I tried to write a code which reads from file to stdout without stdio.h
. The problem is that the file does not stop at EOF.
Here is the code:
#include <sys/types.h>
#include <sys/stat.h>
#include <fcntl.h>
#include <unistd.h>
#define BUFF_SIZE 1024
#define EOF ???
int main(int argc, char * argv[]){
int file_desc = open(argv[1], O_RDWR);
char buff[BUFF_SIZE];
read(file_desc, buff, BUFF_SIZE);
int i = 0;
while ( buff[i] != EOF){
write(1, &buff[i], 1);
i++;
}
return 0;
}
Need an approach to break the loop if buff[i] == EOF
.
There is no character called "EOF". Some terminals have a character that they translate into an end-of-file indication, but you're not working with terminals here. The return value of read
tells you how many characters you read.
This code reads from a named file and writes to standard output without using <stdio.h>
for those operations. It uses fprintf(stderr, …)
to report errors because writing the equivalent code to use plain write()
is modestly frustrating — unless you use POSIX function dprintf()

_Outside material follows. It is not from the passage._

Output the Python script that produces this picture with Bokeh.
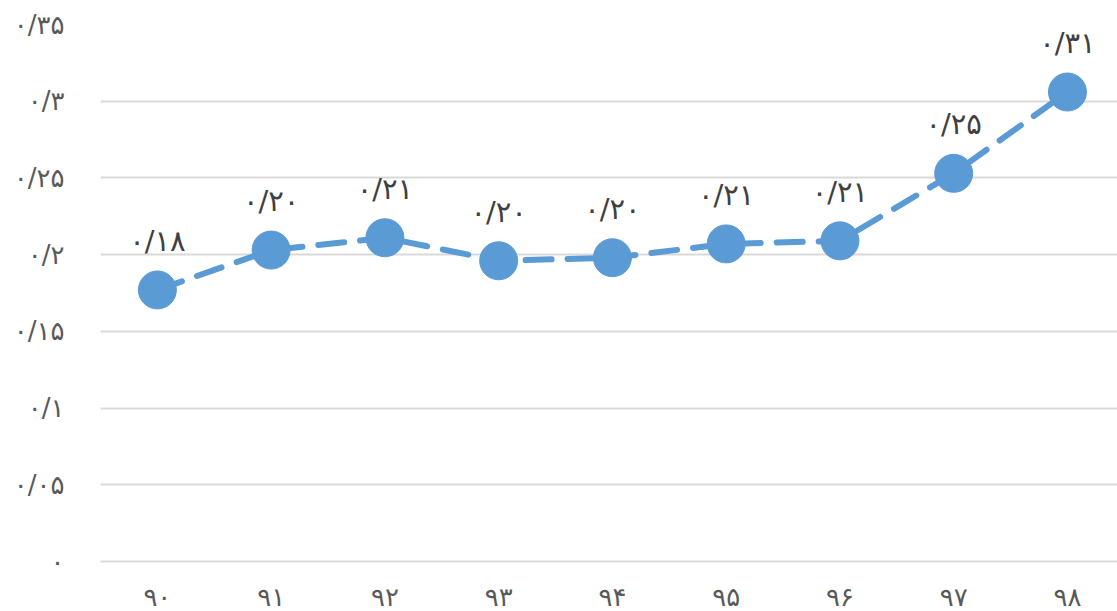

, but that's declared in <stdio.h>
, even though it doesn't use file streams.
#include <fcntl.h>
#include <stdio.h>
#include <unistd.h>
#define BUFF_SIZE 1024
int main(int argc, char *argv[])
{
if (argc != 2)
{
fprintf(stderr, "Usage: %s file\n", argv[0]);
return 1;
}
int fd = open(argv[1], O_RDONLY);
if (fd < 0)
{
fprintf(stderr, "%s: failed to open file '%s' for reading\n", argv[0], argv[1]);
return 1;
}
char buff[BUFF_SIZE];
int nbytes;
while ((nbytes = read(fd, buff, BUFF_SIZE)) > 0)
write(STDOUT_FILENO, buff, nbytes);
close(fd);
return 0;
}
The key point about detecting EOF is that read()
returns 0 bytes read when it detects EOF, or -1
on an error. So, there is more work to do when the number of bytes returned is strictly positive.